Simon Harris, who ran an educational charity in the east African country, would pick up boys in his Land Rover and take them back to his home, known as the Green House, where he subjected them to terrifying and humiliating sexual abuse.
One of the victims who made a complaint against Harris, 55, is believed to have killed themselves before the jury at Birmingham crown court reached its verdicts.
Police described Harris as a calculating and prolific offender, who for more than a decade targeted some of the most vulnerable children in Kenya. They said there could be many more victims there.
Harris was exposed in a Channel 4 Unreported World documentary, which led to a British police investigation.
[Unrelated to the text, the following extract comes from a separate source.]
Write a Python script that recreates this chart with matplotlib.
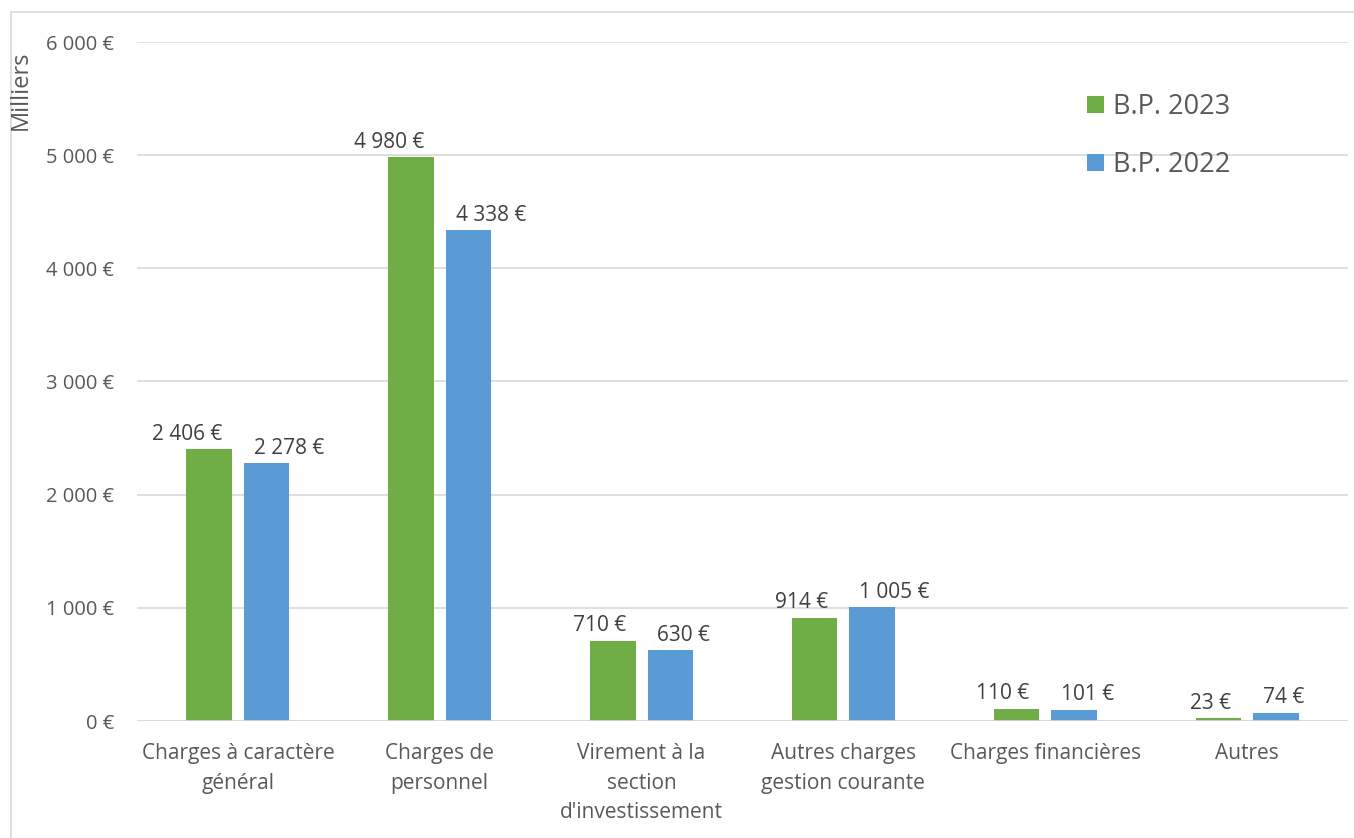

But Channel 4 has now been referred to the attorney general, Jeremy Wright QC, after it accidentally published an online page wrongly reporting that Harris had been convicted, before the jury had reached its verdict.
Harris, from the village of Pudleston in Herefordshire, became familiar with Kenya in the 1980s after taking British children there on trekking expeditions. He came up with the idea of running a charity in Kenya – called VAE – giving young British people the chance to teach local children during gap years.
In the witness box, Harris claimed he lived for education. “It’s fundamental,” he said. “Education is the most important thing for development in the third world.” But the prosecution said he would drive into the town of Gilgil and entice boys living rough or in very poor conditions into his white Land Rover.
Back at the Green House he would sexually abuse the boys and threaten them with death if they told anyone what he had done to them. The court heard he would beat some with sticks, ply them with alcohol and drugs and even urinate in their mouths.
Among the complainants was Michael Kamondia, who told police he had been raped by Harris when he was 15. He died earlier this month after giving evidence. The judge said his death was very sad.
Before the trial, Harris admitted indecently assaulting three teenage pupils in the 1980s at a private school, Shebbear College in Devon, where he taught Latin. He had also served a 15-month jail term after being convicted in 2009 of possessing indecent images of children.
Channel 4’s investigation led to the prosecution in a British court. In some circumstances British citizens can be tried in the UK for serious offences committed abroad. But the trial was put in jeopardy when Channel 4 published the item incorrectly claiming he had been convicted on its website. The judge said he regarded the broadcaster’s mistake as “beyond unfortunate” and has referred the matter to the attorney general to consider possible action for contempt of court.
The judge criticised police for giving pre-recorded interviews to the media, in which officers anticipated guilty verdicts, saying it rode roughshod of the police’s independence. “If it reveals there is a practice of pre-recording triumphalist police interviews boasting about success before a verdict; it is a practice that to my mind should stop,” he said. “Am I to publish my sentencing remarks to the media before verdicts on the off-chance the defendant is convicted? This is a repugnant practice.”
The trial was allowed to carry on after jurors said they had not seen the page, which included video and text. Channel 4 lawyers told the court it had only been accessed by 68 computer IP addresses, although exactly how many members of the public saw it is unclear. In a statement the broadcaster said: “Channel 4 News apologises unreservedly for publishing a draft article in error within its website. As soon as we were made aware of the error, we removed the piece.”
Police described Harris as a very dangerous sex offender and said it was possible there could be many more victims.
Det Ch Insp Damian Barrett, of West Mercia police, said: “He targeted young boys who were living on the streets in Kenya. They had a very poverty-stricken life and he’s exploited that vulnerability.” Det Insp Jon Roberts, who travelled to Kenya to interview some of the victims, said: “These aren’t just the most vulnerable children in Africa, they are some of the most vulnerable children in the world.”
Harris was convicted of three indecent assaults and five sexual assaults, with one of his five victims as young as nine. He was also found guilty of four charges of possessing indecent images of children. He was acquitted of 10 other sex offences and another charge of possessing an indecent image.
Harris will be sentenced in the new year.